Geçenlerde at ile ilgili bir film izlemiştim. Adını hatırlamıyordum, ancak atın hayatı ve yanındaki insan dostlarıyla ilgiliydi. Filim çiftlikte geçiyordu. Birden kendimi at ile ilgili içimden kısa bir öykü yazarken buldum.
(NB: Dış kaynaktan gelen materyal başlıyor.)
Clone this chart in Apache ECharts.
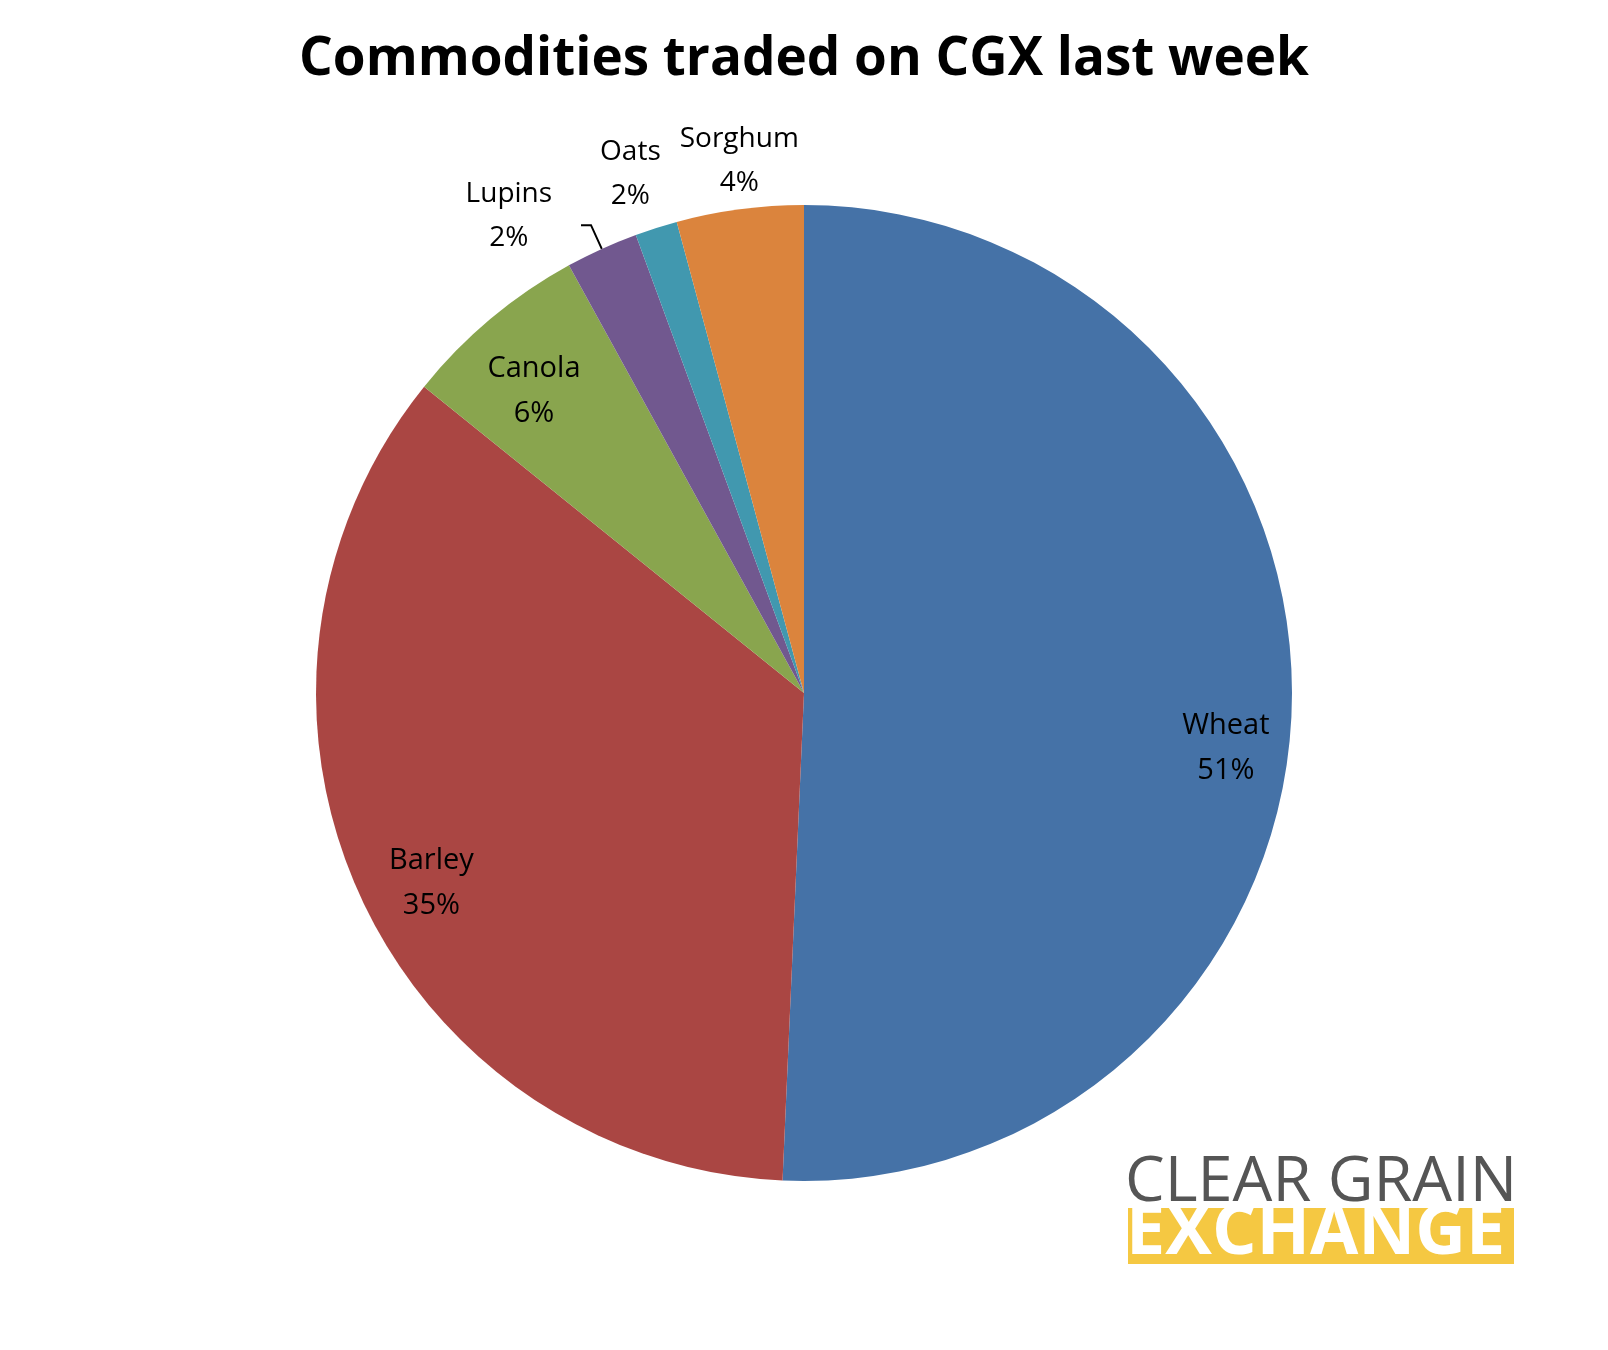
<!DOCTYPE html>
<html><head><meta charset="utf-8">
<script src="https://cdn.jsdelivr.net/npm/echarts@6/dist/echarts.min.js"></script>
<style>html,body{margin:0;background:#fff}#c{width:1608px;height:1350px}</style>
</head><body><div id="c"></div>
<script>
const categories = ['Wheat','Barley','Canola','Lupins','Oats','Sorghum'];
const values = [50.7, 35.1, 6.2, 2.4, 1.4, 4.2];
const percentLabels = ['51%','35%','6%','2%','2%','4%'];
const colors = ['#4572A7','#AA4643','#89A54E','#71588F','#4198AF','#DB843D'];
const insideSet = ['Wheat','Barley','Canola'];
const labelNudge = { Wheat: [0, 46], Barley: [12, 17], Canola: [1, 22], Lupins: [-66, 26], Oats: [-6, 8], Sorghum: [8, 16] };
const font = '"Open Sans", Lato, sans-serif';
const chart = echarts.init(document.getElementById('c'));
const lbl = (i) => categories[i] + '\n' + percentLabels[i];
chart.setOption({
  animation: false,
  title: { text: 'Commodities traded on CGX last week', left: 'center', top: 28,
    textStyle: { fontSize: 53, fontWeight: 'bold', fontFamily: font, color: '#000' } },
  series: [
    { type: 'pie', center: [804, 693], radius: [0, 488], clockwise: true, startAngle: 90,
      silent: true, avoidLabelOverlap: false, labelLayout: { hideOverlap: false },
      data: categories.map((c, i) => ({
        name: c, value: values[i], itemStyle: { color: colors[i] },
        label: c === 'Lupins' ? { show: true, position: 'outside', formatter: ' ', fontSize: 10 } : { show: false },
        labelLine: { show: c === 'Lupins', length: 26, length2: 10, lineStyle: { color: '#000', width: 2 } }
      }))
    },
    { type: 'pie', center: [804, 693], radius: [350, 488], startAngle: 90, silent: true,
      labelLayout: { hideOverlap: false },
      data: categories.map((c, i) => ({
        name: c, value: values[i], itemStyle: { color: 'transparent' },
        label: insideSet.includes(c) ? { show: true, position: 'inside', formatter: lbl(i), offset: labelNudge[c],
          fontSize: 29, lineHeight: 45, fontFamily: font, color: '#000' } : { show: false }
      }))
    },
    { type: 'pie', center: [804, 693], radius: [520, 580], startAngle: 90, silent: true,
      labelLayout: { hideOverlap: false },
      data: categories.map((c, i) => ({
        name: c, value: values[i], itemStyle: { color: 'transparent' },
        label: !insideSet.includes(c) ? { show: true, position: 'inside', formatter: lbl(i), offset: labelNudge[c],
          fontSize: 28, lineHeight: 44, fontFamily: font, color: '#000' } : { show: false }
      }))
    }
  ],
  graphic: [
    { type: 'text', left: 1125, top: 1152, style: { text: 'CLEAR GRAIN', fontSize: 63,
      fontFamily: '"Open Sans", sans-serif', fill: '#555' } },
    { type: 'rect', left: 1128, top: 1208, shape: { width: 386, height: 56 }, style: { fill: '#F5C842' } },
    { type: 'text', left: 1126, top: 1199, style: { text: 'EXCHANGE', fontSize: 70, fontWeight: 'bold',
      fontFamily: '"Open Sans", sans-serif', fill: '#fff' } }
  ]
});
</script></body></html>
Güneş, ahırın çatısından sızan ışık hüzmeleriyle yüzümü okşuyordu. Burnumla ahırın kokusunu içime çektim; saman, ter ve atın o eşsiz kokusu.Rüzgar yüzümü okşarken, yelelerini kokladım. Toprak kokuyordu. Derken çok güzel bembeyaz bir at gördüm. Ona sevgiyle sarıldım. At çok güzeldi. Oda beni görünce sevinmişti. Onunla dost olmuştum. Etrafımız ormanla çevriliydi. Her yer yeşildi. Ağaçlar capcanlı, ve çok güzel görünüyorlardı. Canım çiftliğim benim birtanecik yuvamdı. Daha sonra atın üstüne bindim. Ve gitmeye başladım. At koşarken bende onun üstünde, sanki özgürlüğe gidiyormuş gibi hissettim. Ben özgürdüm.
BAŞKA BİR AT DAHA.
Bu esnada güneş, ufuktan yükseldikçe ovanın üzerindeki sis yavaş yavaş dağılıyordu. Uzaktan, yeleleri rüzgarda dalgalanan bir siluet belirdi. Yaklaştıkça, kaslı bacakları ve parlak gözleriyle görkemli bir at olduğu anlaşıldı. Tüyleri, güneşin ilk ışınlarında altın sarısı parlıyordu. Burnundan buharlar tüterken, derin nefesler alıp veriyordu. Sanki tüm dünyanın yükü onun güçlü omuzlarındaymış gibi.